TO DO: Scan the records for the string "this"; copy each line where it occurs.

# # # # # # #

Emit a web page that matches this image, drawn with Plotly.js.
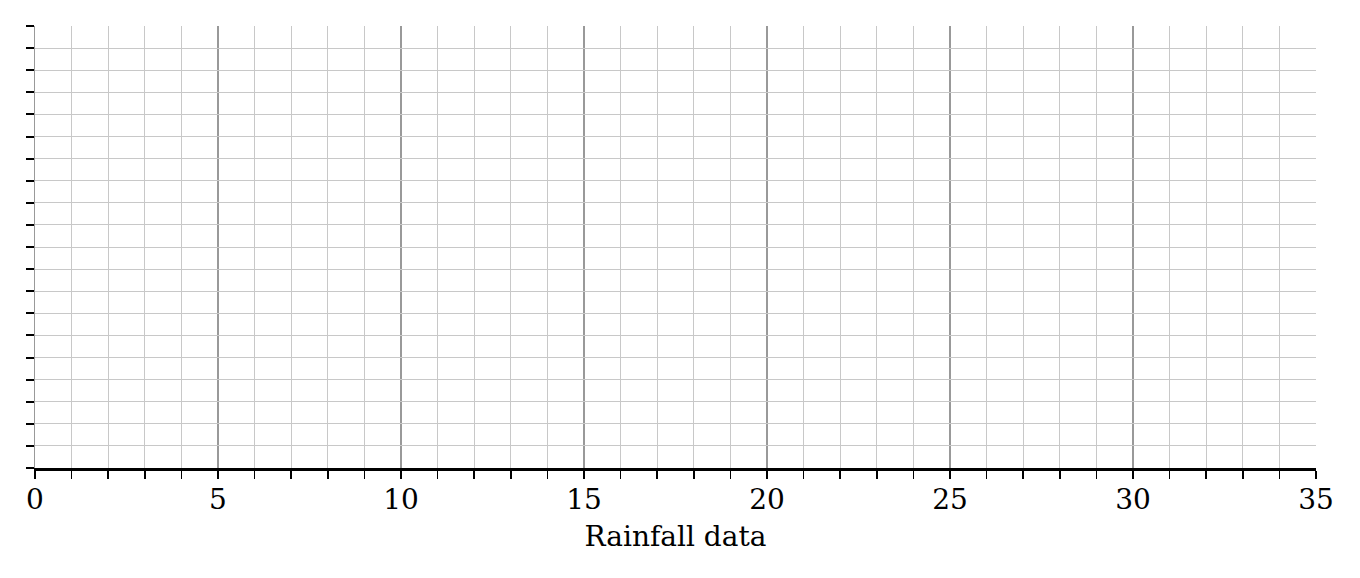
<!DOCTYPE html>
<html>
<head>
<meta charset="utf-8">
<script src="https://cdn.plot.ly/plotly-3.0.1.min.js"></script>
<style>html,body{margin:0;padding:0;background:#fff;}#chart{width:1360px;height:578px;}</style>
</head>
<body>
<div id="chart"></div>
<script>
// Chart content (the reference is an empty grid with no plotted data)
const xTitle = "Rainfall data";
const xRange = [0, 35];
const yRange = [0, 20];
const xTickVals = [0, 5, 10, 15, 20, 25, 30, 35];
const xTickText = ["0", "5", "10", "15", "20", "25", "30", "35"];
const rainX = [];
const rainY = [];

const traces = [{
  type: "scatter", mode: "markers", x: rainX, y: rainY,
  showlegend: false, hoverinfo: "skip"
}];

const layout = {
  width: 1360, height: 578,
  margin: {l: 35, r: 44, t: 26, b: 110, pad: 0},
  paper_bgcolor: "#fff", plot_bgcolor: "#fff",
  font: {family: "DejaVu Serif", color: "#000"},
  showlegend: false,
  xaxis: {
    range: xRange, autorange: false,
    tickmode: "array", tickvals: xTickVals, ticktext: xTickText,
    ticks: "outside", ticklen: 8, tickwidth: 2, tickcolor: "#000",
    ticklabelstandoff: -4,
    tickfont: {family: "DejaVu Serif", size: 28, color: "#000"},
    showline: true, linecolor: "#000", linewidth: 3,
    showgrid: true, gridcolor: "#999", gridwidth: 1.5,
    zeroline: false,
    minor: {dtick: 1, ticks: "outside", ticklen: 8, tickwidth: 1.5, tickcolor: "#000",
            showgrid: true, gridcolor: "#c8c8c8", gridwidth: 1},
    title: {text: xTitle, font: {family: "DejaVu Serif", size: 28, color: "#000"}, standoff: 12}
  },
  yaxis: {
    range: yRange, autorange: false,
    dtick: 1, tick0: 0,
    ticks: "outside", ticklen: 8, tickwidth: 2, tickcolor: "#000",
    showticklabels: false,
    showline: true, linecolor: "#999", linewidth: 1.5,
    showgrid: true, gridcolor: "#c8c8c8", gridwidth: 1,
    zeroline: false
  }
};

Plotly.newPlot("chart", traces, layout, {displayModeBar: false, staticPlot: true});
</script>
</body>
</html>
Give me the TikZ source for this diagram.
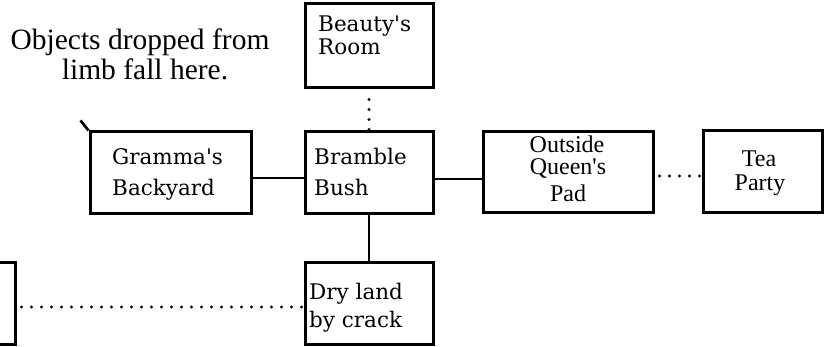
\documentclass[tikz,border=0pt]{standalone}
\usepackage{fontspec}
\newfontfamily\boxfont{DejaVu Serif}
\newfontfamily\tmfont{Liberation Serif}
\begin{document}
\begin{tikzpicture}[x=1pt,y=-1pt,
  room/.style={draw, line width=3pt, inner sep=0pt, rectangle},
  link/.style={line width=2.6pt},
  dotlink/.style={line width=3.2pt, line cap=round, dash pattern=on 0pt off 10pt},
  lbl/.style={inner sep=0pt, anchor=base west, font=\boxfont\fontsize{21.5}{25}\selectfont},
  clbl/.style={inner sep=0pt, anchor=base, font=\tmfont\fontsize{24}{26}\selectfont},
  note/.style={inner sep=0pt, anchor=base, font=\tmfont\fontsize{29.5}{30}\selectfont}]
\useasboundingbox (0,0) rectangle (825,347);
\clip (0,0) rectangle (825,347);
% boxes
\node[room, minimum width=128pt, minimum height=84pt] (beauty) at (369,46) {};
\node[room, minimum width=161pt, minimum height=82pt] (gramma) at (170.5,173) {};
\node[room, minimum width=128pt, minimum height=82pt] (bramble) at (369,173) {};
\node[room, minimum width=170pt, minimum height=81pt] (outside) at (568,172.5) {};
\node[room, minimum width=119pt, minimum height=82pt] (tea) at (762.5,172) {};
\node[room, minimum width=128pt, minimum height=82pt] (dry) at (369,304) {};
\node[room, minimum width=130pt, minimum height=82pt] (west) at (-50,304) {};
% labels
\node[lbl] (t1) at (318,32) {Beauty's};
\node[lbl] (t2) at (318,55) {Room};
\node[lbl] (t3) at (112,165) {Gramma's};
\node[lbl] (t4) at (112,196) {Backyard};
\node[lbl] (t5) at (314,165) {Bramble};
\node[lbl] (t6) at (314,196) {Bush};
\node[lbl] (t7) at (309,300) {Dry land};
\node[lbl] (t8) at (309,328) {by crack};
\node[clbl] (t9) at (567,153) {Outside};
\node[clbl] (t10) at (568,175) {Queen's};
\node[clbl] (t11) at (568,202) {Pad};
\node[clbl] (t12) at (759,167) {Tea};
\node[clbl] (t13) at (760,191) {Party};
\node[note] (n1) at (140,50) {Objects dropped from};
\node[note] (n2) at (145,80) {limb fall here.};
% connectors
\draw[link] ([yshift=-5pt]gramma.east) -- ([yshift=-5pt]bramble.west);
\draw[link] ([yshift=-6pt]bramble.east) -- ([yshift=-6.5pt]outside.west);
\draw[link] (bramble.south) -- (dry.north);
\draw[dotlink] ([yshift=-10pt]beauty.south) -- (bramble.north);
\draw[dotlink] ([xshift=5pt,yshift=-3.5pt]outside.east) -- ([yshift=-4pt]tea.west);
\draw[dotlink] ([xshift=5pt,yshift=-3pt]west.east) -- ([yshift=-3pt]dry.west);
\draw[link] (gramma.north west) -- ++(-8,-10);
\end{tikzpicture}
\end{document}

# # # # # # #

FULL OUTPUT:
Emit a web page that matches this image, drawn with Plotly.js.
Give me the TikZ source for this diagram.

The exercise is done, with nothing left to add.